- WHAT IS BEING ASKED: Print word for word the first line of the listing below and every line after it, through the line with "import * as echarts from 'echarts';". Leave out the pictures and the rest.

==== INPUT DATA

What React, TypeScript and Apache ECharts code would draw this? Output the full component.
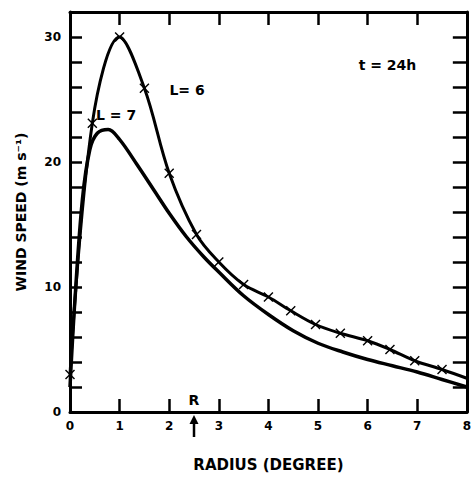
import React, { useEffect, useRef } from 'react';
import * as echarts from 'echarts';

// L = 6 curve (with x markers)
const radiusL6 = [0, 0.45, 1.0, 1.5, 2.0, 2.55, 3.0, 3.5, 4.0, 4.45, 4.95, 5.45, 6.0, 6.45, 6.95, 7.5, 8.0];
const speedL6 = [3, 23.1, 30, 25.9, 19.1, 14.2, 12.0, 10.2, 9.2, 8.1, 7.0, 6.3, 5.7, 5.0, 4.1, 3.4, 2.7];
const markedL6 = [true, true, true, true, true, true, true, true, true, true, true, true, true, true, true, true, false];

// L = 7 curve (plain)
const radiusL7 = [0, 0.1, 0.25, 0.4, 0.55, 0.77, 1.0, 1.35, 1.7, 2.0, 2.35, 2.7, 3.0, 3.5, 4.0, 4.5, 5.0, 5.5, 6.0, 6.5, 7.0, 7.5, 8.0];
const speedL7 = [2, 9, 17, 21, 22.3, 22.6, 21.8, 19.8, 17.7, 15.9, 14.0, 12.4, 11.2, 9.3, 7.8, 6.5, 5.5, 4.8, 4.2, 3.7, 3.2, 2.6, 2.0];

const annotations = [
  { text: 't = 24h', x: 6.4, y: 27.8 },
  { text: 'L= 6', x: 2.36, y: 25.8 },
  { text: 'L = 7', x: 0.93, y: 23.8 },
  { text: 'R', x: 2.5, y: 1.0 },
];
const arrowRadius = 2.5;

const xMin = 0, xMax = 8, xStep = 1;
const yMin = 0, yMax = 32, yStep = 2, yLabelStep = 10;

const crossPath = 'path://M0,1L1,0L5,4L9,0L10,1L6,5L10,9L9,10L5,6L1,10L0,9L4,5Z';

export default function App() {
  const ref = useRef<HTMLDivElement>(null);
  useEffect(() => {
    document.body.style.margin = '0';
    const chart = echarts.init(ref.current!, null, { renderer: 'svg' });
    const font = 'DejaVu Sans';
    const lineStyle = { color: '#000', width: 3 };
    const tickStyle = { color: '#000', width: 2.5 };
    const labelStyle = { color: '#000', fontFamily: font, fontWeight: 'bold', fontSize: 12 };

    chart.setOption({
      animation: false,
      backgroundColor: '#fff',
      grid: { left: 70, right: 0, top: 12, bottom: 64 },
      xAxis: [
        {
          type: 'value', min: xMin, max: xMax, interval: xStep, position: 'bottom',
          axisLine: { show: true, onZero: false, lineStyle },
          axisTick: { show: true, inside: true, length: 13, lineStyle: tickStyle },
          axisLabel: { ...labelStyle, margin: 8 },
          splitLine: { show: false },
          name: 'RADIUS (DEGREE)', nameLocation: 'middle', nameGap: 45,
          nameTextStyle: { color: '#000', fontFamily: font, fontWeight: 'bold', fontSize: 15 },
        },
        {
          type: 'value', min: xMin, max: xMax, interval: xStep, position: 'top',
          axisLine: { show: true, onZero: false, lineStyle },
          axisTick: { show: true, inside: true, length: 13, lineStyle: tickStyle },
          axisLabel: { show: false },
          splitLine: { show: false },
        },
      ],
      yAxis: [
        {
          type: 'value', min: yMin, max: yMax, interval: yStep, position: 'left',
          axisLine: { show: true, onZero: false, lineStyle },
          axisTick: { show: true, inside: true, length: 12, lineStyle: tickStyle },
          axisLabel: {
            ...labelStyle, margin: 9,
            formatter: (v: number) => (v % yLabelStep === 0 ? String(v) : ''),
          },
          splitLine: { show: false },
          name: 'WIND SPEED (m s⁻¹)', nameLocation: 'middle', nameGap: 42, nameRotate: 90,
          nameTextStyle: { color: '#000', fontFamily: font, fontWeight: 'bold', fontSize: 14 },
        },
        {
          type: 'value', min: yMin, max: yMax, interval: yStep, position: 'right',
          axisLine: { show: true, onZero: false, lineStyle },
          axisTick: { show: true, inside: true, length: 14, lineStyle: tickStyle },
          axisLabel: { show: false },
          splitLine: { show: false },
        },
      ],
      series: [
        {
          type: 'line', name: 'L = 6', xAxisIndex: 0, yAxisIndex: 0,
          smooth: 0.35,
          data: radiusL6.map((r, i) => ({
            value: [r, speedL6[i]],
            symbol: markedL6[i] ? crossPath : 'none',
          })),
          symbolSize: 10,
          itemStyle: { color: '#000' },
          lineStyle: { color: '#000', width: 3 },
          z: 3,
        },
        {
          type: 'line', name: 'L = 7', xAxisIndex: 0, yAxisIndex: 0,
          smooth: 0.35,
          showSymbol: false, symbol: 'none',
          data: radiusL7.map((r, i) => [r, speedL7[i]]),
          lineStyle: { color: '#000', width: 3.5 },
          z: 2,
        },
      ],
    });

    const toPx = (x: number, y: number) =>
      chart.convertToPixel({ xAxisIndex: 0, yAxisIndex: 0 }, [x, y]) as number[];

    const graphics: any[] = annotations.map((a) => {
      const [px, py] = toPx(a.x, a.y);
      return {
        type: 'text', x: px, y: py, z: 10,
        style: {
          text: a.text, fill: '#000', font: `bold 14px "${font}"`,
          textAlign: 'center', textVerticalAlign: 'middle',
        },
      };
    });
    const [ax, ay] = toPx(arrowRadius, 0);
    graphics.push({
      type: 'polygon', z: 10,
      shape: { points: [[ax, ay + 3], [ax - 4.5, ay + 12], [ax + 4.5, ay + 12]] },
      style: { fill: '#000' },
    });
    graphics.push({
      type: 'line', z: 10,
      shape: { x1: ax, y1: ay + 10, x2: ax, y2: ay + 25 },
      style: { stroke: '#000', lineWidth: 2.5 },
    });
    chart.setOption({ graphic: graphics });

    return () => chart.dispose();
  }, []);
  return <div ref={ref} style={{ width: 474, height: 477 }} />;
}
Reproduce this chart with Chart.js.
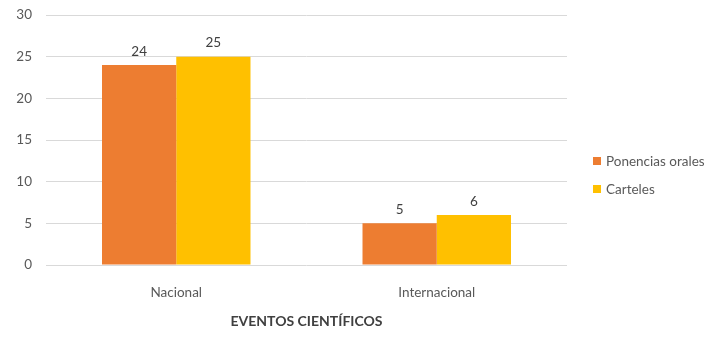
<!DOCTYPE html>
<html>
<head>
<meta charset="utf-8">
<script src="https://cdn.jsdelivr.net/npm/chart.js@4/dist/chart.umd.min.js"></script>
<style>
  html, body { margin: 0; padding: 0; background: #fff; }
  #wrap { position: relative; width: 724px; height: 355px; }
  #legend { position: absolute; left: 593px; top: 147px; font: 13.5px Lato, 'Liberation Sans', sans-serif; color: #595959; }
  #legend div { height: 28px; display: flex; align-items: center; }
  #legend span.sw { display: inline-block; width: 8px; height: 8px; margin-right: 5px; }
</style>
</head>
<body>
<div id="wrap">
  <canvas id="chart" width="724" height="355"></canvas>
  <div id="legend"></div>
</div>
<script>
/* ── Data ───────────────────────────────────────────── */
const categories = ['Nacional', 'Internacional'];
const seriesNames = ['Ponencias orales', 'Carteles'];
const ponencias = [24, 5];
const carteles  = [25, 6];
const yTicks = [0, 5, 10, 15, 20, 25, 30];

const colors = ['#ED7D31', '#FFC000'];
const FONT = "Lato, 'Liberation Sans', sans-serif";
const TXT = '#595959';

/* ── Value labels above bars ───────────────────────── */
const valueLabels = {
  id: 'valueLabels',
  afterDatasetsDraw(chart) {
    const ctx = chart.ctx;
    ctx.save();
    ctx.font = '13.5px ' + FONT;
    ctx.fillStyle = '#404040';
    ctx.textAlign = 'center';
    ctx.textBaseline = 'bottom';
    chart.data.datasets.forEach((ds, i) => {
      chart.getDatasetMeta(i).data.forEach((bar, j) => {
        ctx.fillText(String(ds.data[j]), bar.x, bar.y - 7);
      });
    });
    ctx.restore();
  }
};

const chart = new Chart(document.getElementById('chart'), {
  type: 'bar',
  data: {
    labels: categories,
    datasets: [
      { label: seriesNames[0], data: ponencias, backgroundColor: colors[0] },
      { label: seriesNames[1], data: carteles,  backgroundColor: colors[1] }
    ]
  },
  options: {
    responsive: false,
    animation: false,
    layout: { padding: { top: 15, right: 157, bottom: 0, left: 0 } },
    datasets: { bar: { categoryPercentage: 0.57, barPercentage: 1 } },
    plugins: { legend: { display: false }, tooltip: { enabled: false } },
    scales: {
      x: {
        afterFit: s => { s.height = 90; },
        grid: { display: false },
        border: { display: false },
        ticks: { color: TXT, font: { family: FONT, size: 13.5 }, padding: 12 },
        title: { display: true, text: 'EVENTOS CIENTÍFICOS', color: '#404040',
                 font: { family: FONT, size: 14, weight: 'bold' }, padding: { top: 4, bottom: 25 } }
      },
      y: {
        min: 0, max: 30,
        afterFit: s => { s.width = 46; s.paddingTop = 0; s.paddingBottom = 0; },
        afterBuildTicks: s => { s.ticks = yTicks.map(v => ({ value: v })); },
        grid: { color: '#d9d9d9', drawTicks: false },
        border: { display: false },
        ticks: { color: TXT, font: { family: FONT, size: 13.5 }, padding: 14 }
      }
    }
  },
  plugins: [valueLabels]
});

/* ── HTML legend ───────────────────────────────────── */
document.getElementById('legend').innerHTML = seriesNames.map((n, i) =>
  `<div><span class="sw" style="background:${colors[i]}"></span>${n}</div>`).join('');
</script>
</body>
</html>
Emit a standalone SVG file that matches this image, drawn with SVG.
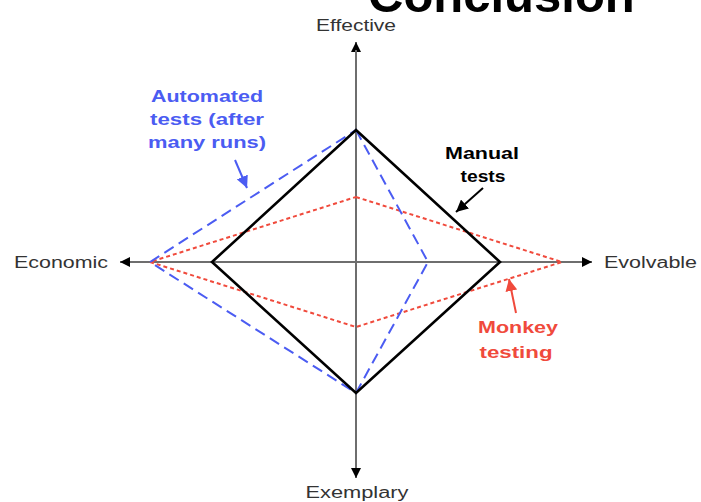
<svg xmlns="http://www.w3.org/2000/svg" width="701" height="502" viewBox="0 0 701 502">
  <defs>
    <marker id="axisHead" viewBox="0 0 10 10" refX="10" refY="5" markerWidth="11" markerHeight="10" markerUnits="userSpaceOnUse" orient="auto">
      <path d="M0,0 L10,5 L0,10 z" fill="#000"/>
    </marker>
    <marker id="blackHead" viewBox="0 0 10 10" refX="10" refY="5" markerWidth="12" markerHeight="12" markerUnits="userSpaceOnUse" orient="auto">
      <path d="M0,0 L10,5 L0,10 z" fill="#000"/>
    </marker>
    <marker id="blueHead" viewBox="0 0 10 10" refX="10" refY="5" markerWidth="12" markerHeight="12" markerUnits="userSpaceOnUse" orient="auto">
      <path d="M0,0 L10,5 L0,10 z" fill="#4b5cf2"/>
    </marker>
    <marker id="redHead" viewBox="0 0 10 10" refX="10" refY="5" markerWidth="12" markerHeight="12" markerUnits="userSpaceOnUse" orient="auto">
      <path d="M0,0 L10,5 L0,10 z" fill="#f04a3c"/>
    </marker>
  </defs>
  <style>
    .axis { stroke: #6e6e6e; stroke-width: 2; fill: none; }
    .axisLabel { font-family: "Liberation Sans", Arial, sans-serif; font-size: 16px; fill: #333; }
    .manual { stroke: #000; stroke-width: 2.6; fill: none; stroke-linejoin: miter; }
    .auto { stroke: #4b5cf2; stroke-width: 2; fill: none; stroke-dasharray: 11 6; }
    .monkey { stroke: #f04a3c; stroke-width: 2; fill: none; stroke-dasharray: 4 3; }
    .lbl { font-family: "Liberation Sans", Arial, sans-serif; font-size: 17px; font-weight: bold; text-anchor: middle; }
    .title { font-family: "Liberation Sans", Arial, sans-serif; font-size: 49px; font-weight: bold; fill: #000; }
  </style>
  <rect width="701" height="502" fill="#fff"/>

  <!-- slide heading, clipped by the top edge -->
  <text class="title" x="368" y="12">Conclusion</text>

  <!-- axes -->
  <g id="axes">
    <line class="axis" x1="356" y1="470" x2="356" y2="42" marker-end="url(#axisHead)"/>
    <line class="axis" x1="356" y1="50" x2="356" y2="478" marker-end="url(#axisHead)"/>
    <line class="axis" x1="580" y1="262" x2="120" y2="262" marker-end="url(#axisHead)"/>
    <line class="axis" x1="130" y1="262" x2="592" y2="262" marker-end="url(#axisHead)"/>
  </g>
  <g id="effective"><text class="axisLabel" x="356" y="31" text-anchor="middle" textLength="80" lengthAdjust="spacingAndGlyphs">Effective</text></g>
  <g id="economic"><text class="axisLabel" x="14" y="268" textLength="94" lengthAdjust="spacingAndGlyphs">Economic</text></g>
  <g id="evolvable"><text class="axisLabel" x="604" y="268" textLength="93" lengthAdjust="spacingAndGlyphs">Evolvable</text></g>
  <g id="exemplary"><text class="axisLabel" x="357" y="498" text-anchor="middle" textLength="103" lengthAdjust="spacingAndGlyphs">Exemplary</text></g>

  <!-- profiles -->
  <g id="monkey-profile">
    <polygon class="monkey" points="356,197 562,262 356,327 150,262"/>
  </g>
  <g id="automated-profile">
    <polygon class="auto" points="356,130 428,262 356,393 150,262"/>
  </g>
  <g id="manual-profile">
    <polygon class="manual" points="356,130 500,262 356,393 212,262"/>
  </g>

  <!-- callouts -->
  <g id="automated-label" fill="#4b5cf2">
    <text class="lbl" x="207" y="102" textLength="112" lengthAdjust="spacingAndGlyphs">Automated</text>
    <text class="lbl" x="207" y="125" textLength="114" lengthAdjust="spacingAndGlyphs">tests (after</text>
    <text class="lbl" x="207" y="148" textLength="118" lengthAdjust="spacingAndGlyphs">many runs)</text>
  </g>
  <g id="manual-label" fill="#000">
    <text class="lbl" x="482" y="159" textLength="74" lengthAdjust="spacingAndGlyphs">Manual</text>
    <text class="lbl" x="483" y="182" textLength="45" lengthAdjust="spacingAndGlyphs">tests</text>
  </g>
  <g id="monkey-label" fill="#f04a3c">
    <text class="lbl" x="518" y="333" textLength="80" lengthAdjust="spacingAndGlyphs">Monkey</text>
    <text class="lbl" x="516" y="358" textLength="73" lengthAdjust="spacingAndGlyphs">testing</text>
  </g>

  <g id="connectors">
    <line x1="235" y1="160" x2="247" y2="188" stroke="#4b5cf2" stroke-width="2" marker-end="url(#blueHead)"/>
    <line x1="483" y1="188" x2="456" y2="212" stroke="#000" stroke-width="2" marker-end="url(#blackHead)"/>
    <line x1="516" y1="313" x2="509" y2="279" stroke="#f04a3c" stroke-width="2" marker-end="url(#redHead)"/>
  </g>
</svg>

========

- EXERCISE OUTPUT:
What React, TypeScript and Apache ECharts code would draw this? Output the full component.
import React, { useEffect, useRef } from 'react';
import * as echarts from 'echarts';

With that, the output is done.